When starting a project, it is easy for us to gather up a shopping list of goals, wants, needs, and ideas. We may say “I want a chat room, a product configurator, a calendar, a blog, a forum,…”  - you get the idea. In fact this list is a great component when within the discovery and defining process. The more information and ideas we can put on paper, the better. But this is shopping list. It is a list of ingredients that don’t necessarily relate to each other. We buy ingredients to create a meal. There are a lot of ingredients we like but we must understand the that not all good ingredients can be put together to create a great meal. We choose ingredients that have their own unique flavors, textures, and colors, that intermingle to form the perfect tasting meal. This same idea can be applied within training, educational, and marketing applications. It is important that we not only define and develop the individual components, but how these components work together to form a comprehensive, cohesive experience.

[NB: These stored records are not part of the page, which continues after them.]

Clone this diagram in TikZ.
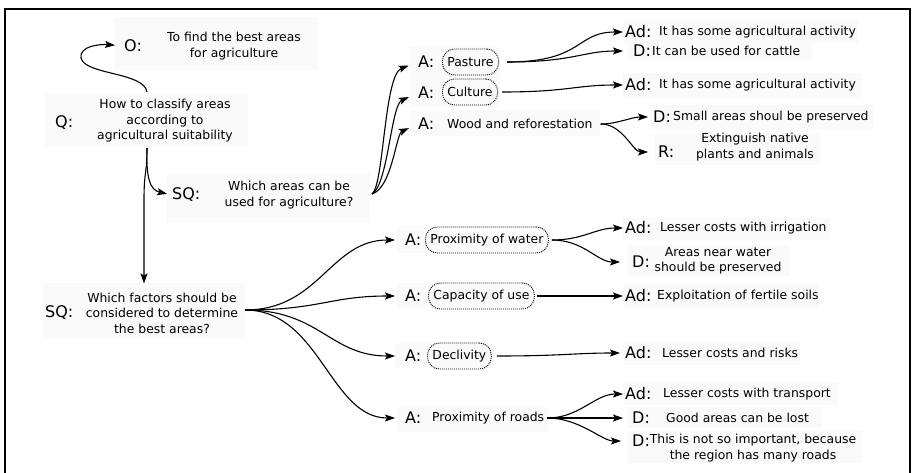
\documentclass[tikz,border=0pt]{standalone}
\usepackage{fontspec}
\setmainfont{DejaVu Sans}
\usetikzlibrary{arrows.meta}
\begin{document}
\begin{tikzpicture}[x=1pt,y=-1pt,
  lbl/.style={font=\fontsize{16}{18}\selectfont, inner sep=0pt, anchor=west},
  txt/.style={font=\fontsize{12.4}{15.5}\selectfont, inner sep=0pt, align=center},
  opt/.style={txt, draw, line width=0.9pt, dash pattern=on 1pt off 1pt,
              rounded corners=12pt, minimum height=26pt, inner xsep=5pt, anchor=west},
  arr/.style={line width=1.1pt, -{Stealth[length=10pt,width=7pt,inset=2pt]}},
  bg/.style={fill=black!2, draw=none}]
\useasboundingbox (0,0) rectangle (912,473);

% faint panels behind the text groups
\foreach \a/\b/\c/\d in {115/17/318/70, 45/93/248/147, 167/173/370/222,
    410/47/500/107, 410/110/600/136, 623/20/858/43, 628/43/812/60,
    623/73/862/98, 650/105/874/129, 655/133/820/165, 43/283/245/338,
    397/226/552/253, 397/283/533/308, 395/343/493/368, 397/407/548/432,
    623/218/830/240, 628/245/790/276, 623/284/818/308, 623/341/800/365,
    623/383/838/405, 628/407/822/428, 628/431/862/463}
  \fill[bg] (\a,\b) rectangle (\c,\d);

% frame (open at the bottom)
\draw[line width=2pt] (5,473) -- (5,9) -- (910,9) -- (910,473);

% question, objective and sub-questions
\node[lbl] (O) at (124,46) {O:};
\node[txt] (oTxt) at (234,46) {To find the best areas\\for agriculture};
\node[lbl] (Q) at (55,123) {Q:};
\node[txt] (qTxt) at (165,121) {How to classify areas\\according to\\agricultural suitability};
\node[lbl] (SQa) at (172,195) {SQ:};
\node[txt] (sqaTxt) at (289,195) {Which areas can be\\used for agriculture?};
\node[lbl] (SQb) at (45,313) {SQ:};
\node[txt] (sqbTxt) at (162,313) {Which factors should be\\considered to determine\\the best areas?};

% answers to the first sub-question
\node[lbl] (Aa) at (418,62) {A:};
\node[opt] (pasture) at (442,62) {Pasture};
\node[lbl] (Ab) at (418,93) {A:};
\node[opt] (culture) at (442,92) {Culture};
\node[lbl] (Ac) at (418,124) {A:};
\node[txt, anchor=west] (wood) at (447,124) {Wood and reforestation};

\node[lbl] (adA) at (625,32) {Ad:};
\node[txt, anchor=west] (adAt) at (659,32) {It has some agricultural activity};
\node[lbl] (dA) at (633,51) {D:};
\node[txt, anchor=west] (dAt) at (652,51) {It can be used for cattle};
\node[lbl] (adB) at (625,85) {Ad:};
\node[txt, anchor=west] (adBt) at (659,85) {It has some agricultural activity};
\node[lbl] (dC) at (653,117) {D:};
\node[txt, anchor=west] (dCt) at (673,117) {Small areas shoul be preserved};
\node[lbl] (rC) at (658,152) {R:};
\node[txt] (rCt) at (755,147) {Extinguish native\\plants and animals};

% answers to the second sub-question
\node[lbl] (Ad) at (405,240) {A:};
\node[opt] (water) at (425,240) {Proximity of water};
\node[lbl] (Ae) at (405,296) {A:};
\node[opt] (capacity) at (428,296) {Capacity of use};
\node[lbl] (Af) at (405,356) {A:};
\node[opt] (declivity) at (427,356) {Declivity};
\node[lbl] (Ag) at (405,418) {A:};
\node[txt, anchor=west] (roads) at (432,418) {Proximity of roads};

\node[lbl] (adD) at (625,228) {Ad:};
\node[txt, anchor=west] (adDt) at (660,228) {Lesser costs with irrigation};
\node[lbl] (dD) at (632,262) {D:};
\node[txt] (dDt) at (718,261) {Areas near water\\should be preserved};
\node[lbl] (adE) at (625,296) {Ad:};
\node[txt, anchor=west] (adEt) at (657,296) {Exploitation of fertile soils};
\node[lbl] (adF) at (625,353) {Ad:};
\node[txt, anchor=west] (adFt) at (662,353) {Lesser costs and risks};
\node[lbl] (adG) at (625,394) {Ad:};
\node[txt, anchor=west] (adGt) at (663,394) {Lesser costs with transport};
\node[lbl] (dG) at (632,418) {D:};
\node[txt, anchor=west] (dGt) at (666,418) {Good areas can be lost};
\node[lbl] (dH) at (632,441) {D:};
\node[txt] (dHt) at (753,448) {This is not so important, because\\the region has many roads};

% branching points
\coordinate (qTop) at (147,92);
\coordinate (qBot) at (147,148);
\coordinate (sqaOut) at (372,194);
\coordinate (sqbOut) at (245,310);

% connectors
\draw[arr, shorten >=9pt] (qTop) .. controls (144,72) and (85,75) .. (81,58)
      .. controls (79,46) and (100,44) .. (O.west);
\draw[arr, shorten >=5pt] (qBot) .. controls (146,178) and (150,190) .. (SQa.west);
\draw[arr, shorten >=9pt] (qBot) .. controls (147,175) and (144,170) .. (144,200)
      -- (sqbTxt.north -| 144,0);

\draw[arr, shorten >=10pt] (sqaOut) .. controls (384,185) and (384,75) .. (Aa.west);
\draw[arr, shorten >=10pt] (sqaOut) .. controls (388,185) and (391,105) .. (Ab.west);
\draw[arr, shorten >=10pt] (sqaOut) .. controls (392,188) and (396,134) .. (Ac.west);

\draw[arr, shorten <=8pt, shorten >=2pt] (pasture.east) .. controls +(85,0) and +(-50,0) .. (adA.west);
\draw[arr, shorten <=8pt, shorten >=10pt] (pasture.east) .. controls +(75,0) and +(-50,0) .. (dA.west);
\draw[arr, shorten <=4pt, shorten >=2pt] (culture.east) .. controls +(70,0) and +(-50,0) .. (adB.west);
\draw[arr, shorten <=8pt, shorten >=5pt] (wood.east) .. controls +(25,0) and +(-22,0) .. (dC.west);
\draw[arr, shorten <=8pt, shorten >=10pt] (wood.east) .. controls +(30,0) and +(-25,0) .. (rC.west);

\foreach \t in {Ad,Ae,Af,Ag}
  \draw[arr, shorten >=10pt] (sqbOut) .. controls +(75,0) and +(-75,0) .. (\t.west);

\draw[arr, shorten <=3pt, shorten >=2pt] (water.east) .. controls +(35,0) and +(-30,0) .. (adD.west);
\draw[arr, shorten <=3pt, shorten >=12pt] (water.east) .. controls +(35,0) and +(-35,0) .. (dD.west);
\draw[arr, shorten <=2pt, shorten >=2pt] (capacity.east) -- (adE.west);
\draw[arr, shorten <=5pt, shorten >=5pt] (declivity.east) .. controls +(70,0) and +(-50,0) .. (adF.west);
\draw[arr, shorten <=3pt, shorten >=2pt] (roads.east) .. controls +(35,0) and +(-30,0) .. (adG.west);
\draw[arr, shorten <=3pt, shorten >=9pt] (roads.east) -- (dG.west);
\draw[arr, shorten <=3pt, shorten >=11pt] (roads.east) .. controls +(35,0) and +(-30,0) .. (dH.west);
\end{tikzpicture}
\end{document}
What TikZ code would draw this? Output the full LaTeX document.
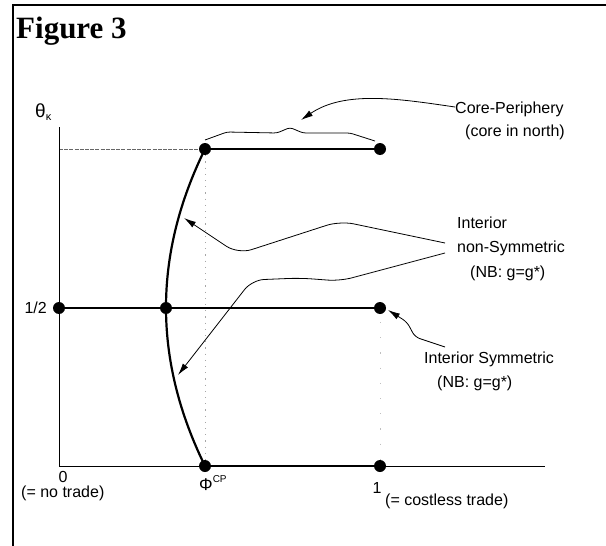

When we make a meal we pay attention to how it tastes. We make adjustments to the ingredients to make the next meal even better. Metrics, or measurements do the same for your applications. We don’t make a meal and not wonder what people think of it. We don’t give it to someone and not ask how it tasted. The process continues past the development of your application. Use it yourself, find out what others think, and review the analytics.

If we focus both bottom-up and top-down, explore ideas that are detailed while stepping back to review the big picture, there will be no stopping our pursuit in creating more engaging, better measurable, and more delicious applications.